Lo sucedido en Iraq da pistas sobre ese misterio que escapa a la sagacidad de tantos analistas. Francisco ha evocado el origen de la historia en Ur de Caldea, con la inconcebible llamada de Dios a Abraham, que lo dejó todo y partió fiado sólo en su promesa. Es una historia que se teje en el tiempo con el testimonio de los mártires, como los que recordó el Papa en la catedral siro-católica de Bagdad, y con la caridad de muchos, empeñados en una misericordia incomprensible que llega incluso a perdonar a los enemigos. Puede desconcertar que el Papa concluya que la esperanza de Abrahán y de su descendencia “se realiza hoy en el misterio eucarístico”, ya que Jesús, “con su muerte y resurrección, nos ha abierto el paso a la tierra prometida, a la vida nueva donde las lágrimas son secadas, las heridas sanadas, los hermanos reconciliados”. Podríamos repetir aquello de escándalo para los judíos, necedad para los gentiles… y sarcasmo para no pocos periodistas.
En estos días he pensado sobre la ingenua audacia de Abraham, que desafió a todos los cálculos. La misma que encarnó Pedro, el pescador, al dirigirse a las autoridades del Sanedrín tras la resurrección de Jesús, y más tarde frente al emperador, en la colina vaticana.
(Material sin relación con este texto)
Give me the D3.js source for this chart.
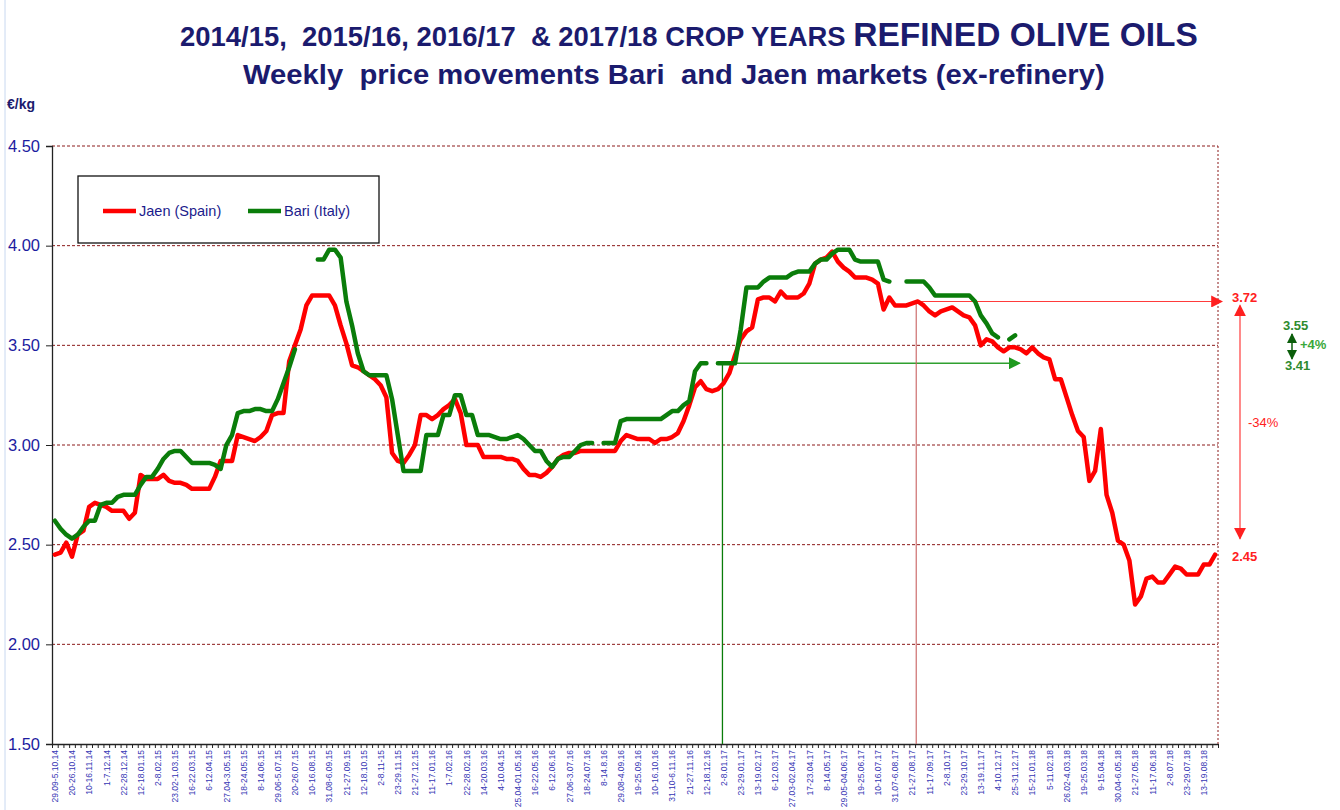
<!DOCTYPE html>
<html>
<head>
<meta charset="utf-8">
<script src="https://cdn.jsdelivr.net/npm/d3@7"></script>
<style>
  html, body { margin: 0; padding: 0; background: #ffffff; }
  svg { display: block; font-family: "Liberation Sans", Arial, sans-serif; }
  text { white-space: pre; }
</style>
</head>
<body>
<svg id="chart" width="1340" height="810"></svg>
<script>
// ---------- DATA ----------
const titleLine1a = "2014/15,  2015/16, 2016/17  & 2017/18 CROP YEARS ";
const titleLine1b = "REFINED OLIVE OILS";
const titleLine2 = "Weekly  price movements Bari  and Jaen markets (ex-refinery)";
const yUnit = "€/kg";
const seriesNames = ["Jaen (Spain)", "Bari (Italy)"];
const weekCount = 204;
const tickLabels = [
  "29.09-5.10.14","20-26.10.14","10-16.11.14","1-7.12.14","22-28.12.14","12-18.01.15",
  "2-8.02.15","23.02-1.03.15","16-22.03.15","6-12.04.15","27.04-3.05.15","18-24.05.15",
  "8-14.06.15","29.06-5.07.15","20-26.07.15","10-16.08.15","31.08-6.09.15","21-27.09.15",
  "12-18.10.15","2-8.11-15","23-29.11.15","21-27.12.15","11-17.01.16","1-7.02.16",
  "22-28.02.16","14-20.03.16","4-10.04.15","25.04-01.05.16","16-22.05.16","6-12.06.16",
  "27.06-3.07.16","18-24.07.16","8-14.8.16","29.08-4.09.16","19-25.09.16","10-16.10.16",
  "31.10-6.11.16","21-27.11.16","12-18.12.16","2-8.01.17","23-29.01.17","13-19.02.17",
  "6-12.03.17","27.03-02.04.17","17-23.04.17","8-14.05.17","29.05-04.06.17","19-25.06.17",
  "10-16.07.17","31.07-6.08.17","21-27.08.17","11-17.09.17","2-8.10.17","23-29.10.17",
  "13-19.11.17","4-10.12.17","25-31.12.17","15-21.01.18","5-11.02.18","26.02-4.03.18",
  "19-25.03.18","9-15.04.18","30.04-6.05.18","21-27.05.18","11-17.06.18","2-8.07.18",
  "23-29.07.18","13-19.08.18"
];
const yTicks = [1.5, 2.0, 2.5, 3.0, 3.5, 4.0, 4.5];

const jaen = [
  2.45,2.46,2.51,2.44,2.55,2.57,2.69,2.71,2.70,2.69,
  2.67,2.67,2.67,2.63,2.66,2.85,2.83,2.83,2.83,2.85,
  2.82,2.81,2.81,2.80,2.78,2.78,2.78,2.78,2.84,2.92,
  2.92,2.92,3.05,3.04,3.03,3.02,3.04,3.07,3.15,3.16,
  3.16,3.42,3.50,3.58,3.70,3.75,3.75,3.75,3.75,3.70,
  3.60,3.51,3.40,3.39,3.37,3.35,3.33,3.30,3.24,2.96,
  2.92,2.91,2.95,3.00,3.15,3.15,3.13,3.15,3.18,3.20,
  3.23,3.16,3.00,3.00,3.00,2.94,2.94,2.94,2.94,2.93,
  2.93,2.92,2.88,2.85,2.85,2.84,2.86,2.89,2.93,2.95,
  2.96,2.96,2.97,2.97,2.97,2.97,2.97,2.97,2.97,3.02,
  3.05,3.04,3.03,3.03,3.03,3.01,3.03,3.03,3.04,3.06,
  3.12,3.20,3.29,3.32,3.28,3.27,3.28,3.31,3.36,3.45,
  3.53,3.57,3.59,3.73,3.74,3.74,3.72,3.77,3.74,3.74,
  3.74,3.76,3.81,3.91,3.93,3.94,3.97,3.92,3.89,3.87,
  3.84,3.84,3.84,3.83,3.81,3.68,3.74,3.70,3.70,3.70,
  3.71,3.72,3.70,3.67,3.65,3.67,3.68,3.69,3.67,3.65,
  3.64,3.60,3.50,3.53,3.52,3.49,3.47,3.49,3.49,3.48,
  3.46,3.49,3.46,3.44,3.43,3.33,3.33,3.24,3.15,3.07,
  3.04,2.82,2.87,3.08,2.75,2.66,2.52,2.50,2.42,2.20,
  2.24,2.33,2.34,2.31,2.31,2.35,2.39,2.38,2.35,2.35,
  2.35,2.40,2.40,2.45
];

const bari = [
  2.62,2.58,2.55,2.53,2.55,2.59,2.62,2.62,2.70,2.71,
  2.71,2.74,2.75,2.75,2.75,2.80,2.84,2.84,2.88,2.93,
  2.96,2.97,2.97,2.94,2.91,2.91,2.91,2.91,2.90,2.88,
  3.00,3.05,3.16,3.17,3.17,3.18,3.18,3.17,3.17,3.23,
  3.31,3.39,3.48,null,null,null,3.93,3.93,3.98,3.98,
  3.94,3.72,3.60,3.46,3.37,3.35,3.35,3.35,3.35,3.23,
  3.05,2.87,2.87,2.87,2.87,3.05,3.05,3.05,3.15,3.15,
  3.25,3.25,3.15,3.15,3.05,3.05,3.05,3.04,3.03,3.03,
  3.04,3.05,3.03,3.00,2.97,2.97,2.92,2.89,2.93,2.94,
  2.94,2.97,3.00,3.01,3.01,null,3.01,3.01,3.01,3.12,
  3.13,3.13,3.13,3.13,3.13,3.13,3.13,3.15,3.17,3.17,
  3.20,3.22,3.37,3.41,3.41,null,3.41,3.41,3.41,3.41,
  3.58,3.79,3.79,3.79,3.82,3.84,3.84,3.84,3.84,3.86,
  3.87,3.87,3.87,3.91,3.93,3.93,3.96,3.98,3.98,3.98,
  3.93,3.92,3.92,3.92,3.92,3.83,3.82,null,null,3.82,
  3.82,3.82,3.82,3.79,3.75,3.75,3.75,3.75,3.75,3.75,
  3.75,3.72,3.65,3.61,3.56,3.54,null,3.53,3.55
];

// reference marks: [week index of the vertical guide, price level, week index where arrow ends]
const bariGuide = [116.8, 3.41, 168.8];
const jaenGuide = [150.7, 3.72, 204.2];
const jaenChange = [3.72, 2.45];
const bariChange = [3.55, 3.41];

// ---------- LAYOUT ----------
const svg = d3.select("#chart");
const M = { left: 52, right: 1218, top: 146, bottom: 744 };
const navy = "#1b1b6e";
const blueTxt = "#1c1ca0";
const gridCol = "#8b1a1a";
const RED = "#ff0000", GREEN = "#0a7d0a";

const x = d3.scaleLinear().domain([-0.5, weekCount - 0.5]).range([M.left, M.right]);
const y = d3.scaleLinear().domain([1.5, 4.5]).range([M.bottom, M.top]);

// faint chart-area border on the left
svg.append("line").attr("x1", 5).attr("x2", 5).attr("y1", 0).attr("y2", 810)
  .attr("stroke", "#c8d8f0").attr("stroke-width", 1);

// fit a text horizontally between two x positions
function fitX(sel, x0, x1) {
  sel.attr("x", 0);
  const w = sel.node().getBBox().width;
  const baseY = +sel.attr("y");
  sel.attr("y", 0).attr("transform", `translate(${x0},${baseY}) scale(${(x1 - x0) / w},1)`);
}

// ---------- TITLES ----------
const t1 = svg.append("text").attr("y", 46).attr("fill", navy).attr("font-weight", "bold");
t1.append("tspan").attr("font-size", 27).text(titleLine1a);
t1.append("tspan").attr("font-size", 33).text(titleLine1b);
fitX(t1, 180, 1198);
const t2 = svg.append("text").attr("y", 84)
  .attr("fill", navy).attr("font-weight", "bold").attr("font-size", 28).text(titleLine2);
fitX(t2, 243, 1105);

svg.append("text").attr("x", 7).attr("y", 109).attr("fill", navy)
  .attr("font-weight", "bold").attr("font-size", 14).text(yUnit);

// ---------- GRID ----------
svg.append("g").selectAll("line").data(yTicks.filter(d => d > 1.5)).join("line")
  .attr("x1", M.left).attr("x2", M.right)
  .attr("y1", d => y(d)).attr("y2", d => y(d))
  .attr("stroke", gridCol).attr("stroke-width", 1).attr("stroke-dasharray", "3,2");
svg.append("line").attr("x1", M.right).attr("x2", M.right).attr("y1", M.top).attr("y2", M.bottom)
  .attr("stroke", gridCol).attr("stroke-width", 1).attr("stroke-dasharray", "2,2");

// ---------- AXES ----------
const yAxis = svg.append("g").attr("transform", `translate(${M.left},0)`)
  .call(d3.axisLeft(y).tickValues(yTicks).tickFormat(d3.format(".2f")).tickSize(6).tickPadding(6));
yAxis.select(".domain").attr("stroke", "#222").attr("stroke-width", 1.3);
yAxis.selectAll(".tick line").attr("stroke", "#222");
yAxis.selectAll(".tick text").attr("fill", blueTxt).attr("font-size", 16.5)
  .attr("font-family", "\"Liberation Sans\", Arial, sans-serif");

const boundaries = d3.range(weekCount + 1).map(i => i - 0.5);
const xAxis = svg.append("g").attr("transform", `translate(0,${M.bottom})`)
  .call(d3.axisBottom(x).tickValues(boundaries).tickFormat("").tickSize(4).tickSizeOuter(0));
xAxis.select(".domain").attr("stroke", "#222").attr("stroke-width", 1.3);
xAxis.selectAll(".tick line").attr("stroke", "#222");

const labelIdx = tickLabels.map((_, i) => i * 3);
const xLab = svg.append("g").attr("transform", `translate(0,${M.bottom})`)
  .call(d3.axisBottom(x).tickValues(labelIdx).tickFormat(d => tickLabels[d / 3]).tickSize(0).tickPadding(0));
xLab.select(".domain").remove();
xLab.selectAll(".tick text")
  .attr("transform", "rotate(-90)")
  .attr("text-anchor", "end").attr("dy", "0.32em").attr("x", -6).attr("y", 0)
  .attr("font-size", 8.5).attr("fill", "#3636b4")
  .attr("font-family", "\"Liberation Sans\", Arial, sans-serif");

// ---------- GUIDE LINES ----------
const defs = svg.append("defs");
function marker(id, col, size) {
  defs.append("marker").attr("id", id).attr("viewBox", "0 0 10 10")
    .attr("refX", 9).attr("refY", 5).attr("markerWidth", size).attr("markerHeight", size)
    .attr("markerUnits", "userSpaceOnUse").attr("orient", "auto-start-reverse")
    .append("path").attr("d", "M0,0 L10,5 L0,10 Z").attr("fill", col);
}
marker("arrG", "#1f9a1f", 12);
marker("arrR", "#ff2020", 12);
marker("arrG2", "#0b5e0b", 10);

svg.append("line").attr("x1", x(bariGuide[0])).attr("x2", x(bariGuide[0]))
  .attr("y1", y(1.5)).attr("y2", y(bariGuide[1]))
  .attr("stroke", "#0a7d0a").attr("stroke-width", 1.3);
svg.append("line").attr("x1", x(bariGuide[0])).attr("x2", x(bariGuide[2]))
  .attr("y1", y(bariGuide[1])).attr("y2", y(bariGuide[1]))
  .attr("stroke", "#2fa02f").attr("stroke-width", 1.3).attr("marker-end", "url(#arrG)");
svg.append("line").attr("x1", x(jaenGuide[0])).attr("x2", x(jaenGuide[0]))
  .attr("y1", y(1.5)).attr("y2", y(jaenGuide[1]))
  .attr("stroke", "#c86060").attr("stroke-width", 1.1);
svg.append("line").attr("x1", x(jaenGuide[0])).attr("x2", x(jaenGuide[2]))
  .attr("y1", y(jaenGuide[1])).attr("y2", y(jaenGuide[1]))
  .attr("stroke", "#ff3b3b").attr("stroke-width", 1.2).attr("marker-end", "url(#arrR)");

// ---------- SERIES ----------
const line = d3.line().defined(d => d != null).x((d, i) => x(i)).y(d => y(d));
svg.append("path").datum(jaen).attr("d", line).attr("fill", "none")
  .attr("stroke", RED).attr("stroke-width", 4.5).attr("stroke-linejoin", "round").attr("stroke-linecap", "round");
svg.append("path").datum(bari).attr("d", line).attr("fill", "none")
  .attr("stroke", GREEN).attr("stroke-width", 4.5).attr("stroke-linejoin", "round").attr("stroke-linecap", "round");

// ---------- LEGEND ----------
const lg = svg.append("g");
lg.append("rect").attr("x", 78).attr("y", 176).attr("width", 301).attr("height", 67)
  .attr("fill", "#fff").attr("stroke", "#111").attr("stroke-width", 1.3);
[[RED, 103, 139], [GREEN, 248, 284]].forEach(([c, x0, tx], k) => {
  lg.append("line").attr("x1", x0).attr("x2", x0 + 33).attr("y1", 211).attr("y2", 211)
    .attr("stroke", c).attr("stroke-width", 4.5);
  lg.append("text").attr("x", tx).attr("y", 216).attr("font-size", 14.5).attr("fill", "#1c1c8c")
    .text(seriesNames[k]);
});

// ---------- RIGHT ANNOTATIONS ----------
const fmt2 = d3.format(".2f");
const pct = (a, b) => Math.round((b - a) / a * 100);
const ann = svg.append("g").attr("font-weight", "bold").attr("font-size", 13);
ann.append("text").attr("x", 1232).attr("y", y(jaenChange[0]) + 1).attr("fill", "#ff2020").text(fmt2(jaenChange[0]));
ann.append("text").attr("x", 1232).attr("y", y(jaenChange[1]) + 6).attr("fill", "#ff2020").text(fmt2(jaenChange[1]));
ann.append("line").attr("x1", 1240).attr("x2", 1240)
  .attr("y1", y(jaenChange[0]) + 4).attr("y2", y(jaenChange[1]) - 16)
  .attr("stroke", "#ff3b3b").attr("stroke-width", 1.2)
  .attr("marker-start", "url(#arrR)").attr("marker-end", "url(#arrR)");
ann.append("text").attr("x", 1248).attr("y", (y(jaenChange[0]) + y(jaenChange[1])) / 2 - 1)
  .attr("fill", "#ff2020").attr("font-weight", "normal").text(`${pct(jaenChange[0], jaenChange[1])}%`);

ann.append("text").attr("x", 1283).attr("y", 330).attr("fill", "#2e8b2e").text(fmt2(bariChange[0]));
ann.append("text").attr("x", 1285).attr("y", 370).attr("fill", "#2e8b2e").text(fmt2(bariChange[1]));
ann.append("line").attr("x1", 1292).attr("x2", 1292).attr("y1", 334).attr("y2", 359)
  .attr("stroke", "#0b5e0b").attr("stroke-width", 1.5)
  .attr("marker-start", "url(#arrG2)").attr("marker-end", "url(#arrG2)");
ann.append("text").attr("x", 1300).attr("y", 349).attr("fill", "#3aa83a")
  .text(`+${pct(bariChange[1], bariChange[0])}%`);
</script>
</body>
</html>
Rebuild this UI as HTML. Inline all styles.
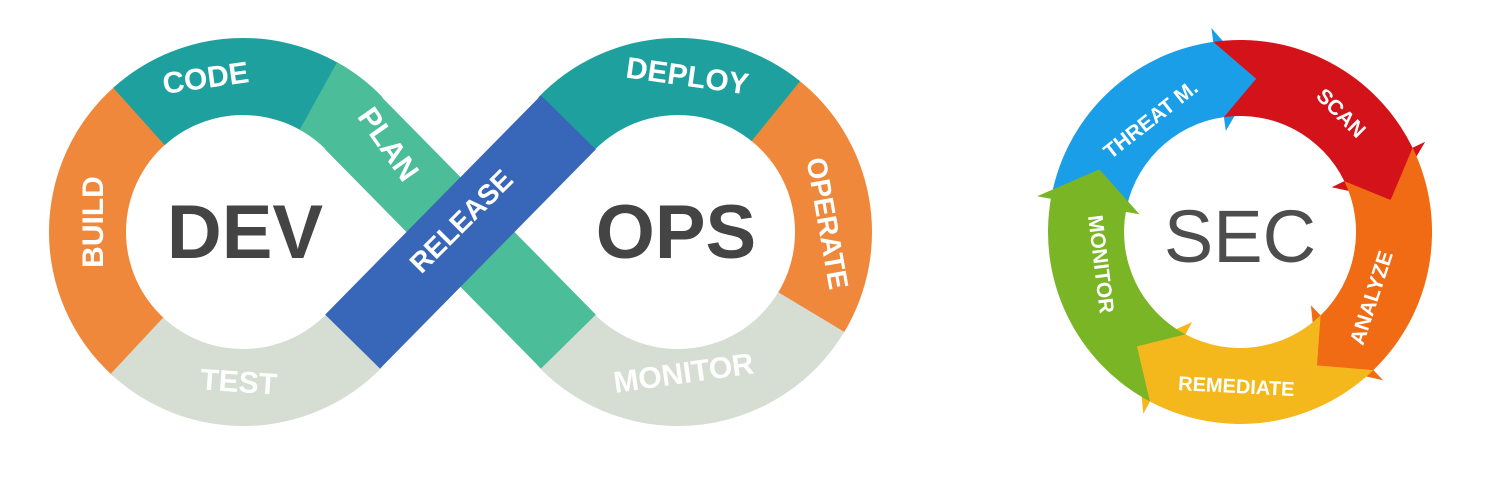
<!DOCTYPE html>
<html><head><meta charset="utf-8"><style>
html,body{margin:0;padding:0;background:#fff;width:1492px;height:481px;overflow:hidden}
svg{display:block}
.lbl{font-family:"Liberation Sans",sans-serif;font-weight:bold;fill:#fff}
.big{font-family:"Liberation Sans",sans-serif;font-weight:bold;fill:#444}
</style></head><body>
<svg id="s" width="1492" height="481" viewBox="0 0 1492 481" xmlns="http://www.w3.org/2000/svg">
<g id="shapes"></g>
<text class="big" x="245" y="258" font-size="76" text-anchor="middle">DEV</text>
<text class="big" x="676" y="258" font-size="76" text-anchor="middle">OPS</text>
<text x="1240" y="262" font-size="74" text-anchor="middle" font-family="Liberation Sans, sans-serif" fill="#4d4d4d">SEC</text>
<text class="lbl" font-size="30" text-anchor="middle" transform="translate(207,88) rotate(-8)">CODE</text>
<text class="lbl" font-size="30" text-anchor="middle" transform="translate(103,222) rotate(-90)">BUILD</text>
<text class="lbl" font-size="30" text-anchor="middle" transform="translate(380,150) rotate(55)">PLAN</text>
<text class="lbl" font-size="28" text-anchor="middle" transform="translate(468,228) rotate(-45)">RELEASE</text>
<text class="lbl" font-size="30" text-anchor="middle" fill="#f4f6f2" transform="translate(238,392) rotate(4)">TEST</text>
<text class="lbl" font-size="30" text-anchor="middle" transform="translate(686,86) rotate(8)">DEPLOY</text>
<text class="lbl" font-size="28" text-anchor="middle" transform="translate(818,225) rotate(80)">OPERATE</text>
<text class="lbl" font-size="30" text-anchor="middle" transform="translate(685,383) rotate(-8)">MONITOR</text>
<text class="lbl" font-size="21" text-anchor="middle" transform="translate(1155,125) rotate(-38)">THREAT M.</text>
<text class="lbl" font-size="21" text-anchor="middle" transform="translate(1336,118) rotate(45)">SCAN</text>
<text class="lbl" font-size="21" text-anchor="middle" transform="translate(1378,300) rotate(-72)">ANALYZE</text>
<text class="lbl" font-size="20" text-anchor="middle" transform="translate(1236,393) rotate(3)">REMEDIATE</text>
<text class="lbl" font-size="21" text-anchor="middle" transform="translate(1094,265) rotate(83)">MONITOR</text>
</svg>
<script>
var g=document.getElementById('shapes');
function P(c,r,a){var t=a*Math.PI/180;return [c[0]+r*Math.cos(t),c[1]+r*Math.sin(t)];}
function add(d,f){var p=document.createElementNS('http://www.w3.org/2000/svg','path');p.setAttribute('d',d);p.setAttribute('fill',f);g.appendChild(p);}
function s(p){return p[0].toFixed(1)+' '+p[1].toFixed(1);}
function sector(c,ri,ro,a0,a1,f){
 var lg=(a1-a0)>180?1:0;
 add('M'+s(P(c,ro,a0))+' A'+ro+' '+ro+' 0 '+lg+' 1 '+s(P(c,ro,a1))+' L'+s(P(c,ri,a1))+' A'+ri+' '+ri+' 0 '+lg+' 0 '+s(P(c,ri,a0))+'Z',f);
}
function band(p0,p1,w,f){
 var dx=p1[0]-p0[0],dy=p1[1]-p0[1],l=Math.hypot(dx,dy),nx=-dy/l*w/2,ny=dx/l*w/2;
 add('M'+(p0[0]+nx)+' '+(p0[1]+ny)+' L'+(p1[0]+nx)+' '+(p1[1]+ny)+' L'+(p1[0]-nx)+' '+(p1[1]-ny)+' L'+(p0[0]-nx)+' '+(p0[1]-ny)+'Z',f);
}
function arrow(c,ri,ro,a0,a1,h,b,f){
 var rm=(ri+ro)/2,lg=(a1-a0)>180?1:0;
 add('M'+s(P(c,ro,a0))+' A'+ro+' '+ro+' 0 '+lg+' 1 '+s(P(c,ro,a1))+' L'+s(P(c,ro+b,a1))+' L'+s(P(c,rm,a1+h))+' L'+s(P(c,ri-b,a1))+' L'+s(P(c,ri,a1))+' A'+ri+' '+ri+' 0 '+lg+' 0 '+s(P(c,ri,a0))+' L'+s(P(c,rm,a0+h))+'Z',f);
}
var L=[243,232],R=[678,232],ri=117,ro=194,w=77;
var k=155*Math.SQRT1_2;
var lt=[L[0]+k,L[1]-k],lb=[L[0]+k,L[1]+k],rt=[R[0]-k,R[1]-k],rb=[R[0]-k,R[1]+k];
sector(L,ri,ro,132,229,'#f0883c');
sector(L,ri,ro,228,300,'#1ea19e');
sector(L,ri,ro,299,316,'#4bbd98');
sector(L,ri,ro,44,133,'#d6ddd3');
sector(R,ri,ro,30,136,'#d6ddd3');
sector(R,ri,ro,-52,31,'#f0883c');
sector(R,ri,ro,-136,-51,'#1ea19e');
band(lt,rb,w,'#4bbd98');
band(lb,rt,w,'#3866b8');
var C=[1240,232],si=116,so=192;
arrow(C,si,so,188,262,14,14,'#1a9ee8');
arrow(C,si,so,262,334,14,14,'#d4121a');
arrow(C,si,so,334,406,14,14,'#f06b14');
arrow(C,si,so,46,118,14,14,'#f5b81c');
arrow(C,si,so,118,190,14,14,'#7ab526');
</script>
</body></html>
La misma de los cristianos que cargaron con un modesto hatillo a la espalda una noche de agosto de 2014, mientras sus casas eran pasto de las llamas del Daesh. Parece que asoma siempre la derrota, pero la historia de aquel pastor caldeo, la del pescador de Galilea, la del hombre llegado a Bagdad desde Roma, continúa.